What am I working on? So kind of you to ask.
River Daughter: When you’re so angry that you cast away your old life without a plan, you better be sure that your old life is ready to let go of you. If you’re rebellious Isabella, you’ll have one other problem—walking on two legs isn’t the norm for a mermaid.
This fantasy launching from Greek mythology carries strong elements of women’s fiction. As I continue to edit the novel, I’ve shrunk it to 118,000 words while I’m shopping it around slowly.
Solve for x: Sixteen-year-old Marissa gets visions of her friend‘s childhoods, snippets that help her understand them, help them, look out for them. But the one vision she wants, one that would make sense of no memory before she entered the foster system at age eight, she never gets them. But when a news clipping shows up in an unmarked envelope, she could be looking at herself at age eight…if she were blonde. Now that she has a clue, she won’t let anything stop her–not even the witch Baba Yaga.
I finished the rough draft on the most auspicious day–April Fool’s Day. The novel ran long at 86,000, but it’s the first draft. Next up, the straight read and the ruthless cutting to drop the word count closer to where it should have been, thereby tightening the plot; beefing up the subplots; axing one. Never think writing a novel is “one and done.” I’ll spend probably 10 hours on page one alone, and that’s scratching the surface of editing.
“The Family Way.” Have you ever heard of a suicidal troll? If it’s the last thing she does, Onyx will take down the bridge she and her sister are cursed to call home, feeding on the unwary hikers who stumble upon it. To succeed, she’ll need more than her monstrous strength.
At 3,000 words, this short story tends to a darker side than I usually write. I entered a much shorter version of it in the FlashMonster 2015 contest. Having forgotten the deadline, I found myself in the middle of visiting friends in DC. Thank you, Haptontahl family, for letting me slip into “writer” mode to tackle this story concept that’s been in my “idea” file forever.
I’m reworking “Simple as a Sneeze,” a 5,000 word YA, or maybe MG, story about a sneezing curse. But a curse doesn’t have to be curse, if you’re smart enough to turn it around and use it. It’s up to Jo-Jo to figure out how. No one else is going to save her.
When I first wrote this some fifteen years ago, I fell into the pattern I learned growing up: female writers write male characters, so the boys will read. Maybe I want the boys to read. But I really want the girls to read! I’m targeting this first for a contest, deadline of 10/15.
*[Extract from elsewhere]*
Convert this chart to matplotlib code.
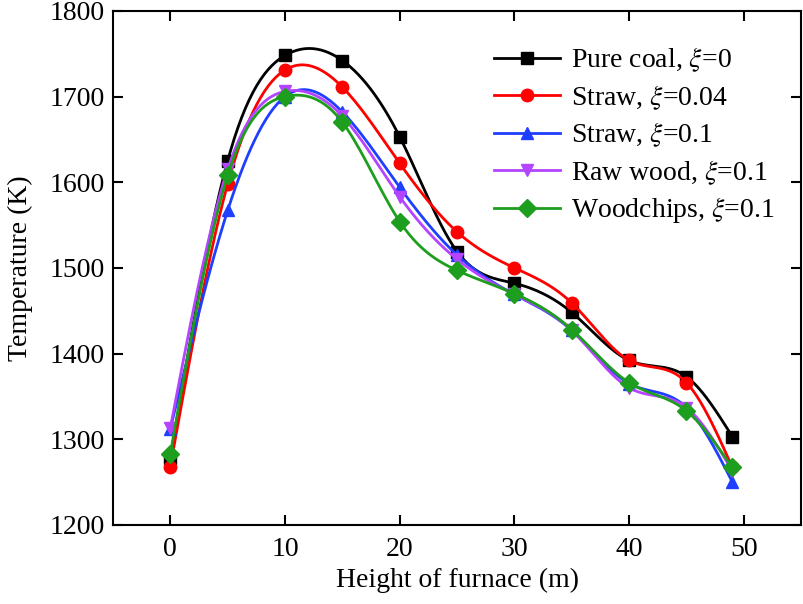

I’ve written so many other pieces over the years, several of which I’m actively working, or have in solid drafts. Two in particular were strong enough to place second, or to win, heats in the 2016 NYC Midnight Short Story Challenge, where 2,100 writers were trimmed to 40. I was one of those 40.
Belonging to multiple writing communities, I have that enthusiasm to nudge my best babies into the world. I’m shopping around my romance, “Stolen Heart, Stolen Will, and the Wisdom to Know the Difference.” Angela accepts a contract for a simple snatch-and-grab, not expecting anything more than to walk away with an easy twenty grand. But when one of the marks steals her heart, she can’t resist attending his father’s funeral for one more look.
So many characters, clamoring for their stories to be told. I’m putting my energy into these pieces, into looking for the right magazines. And hunting for an agent to represent my novels.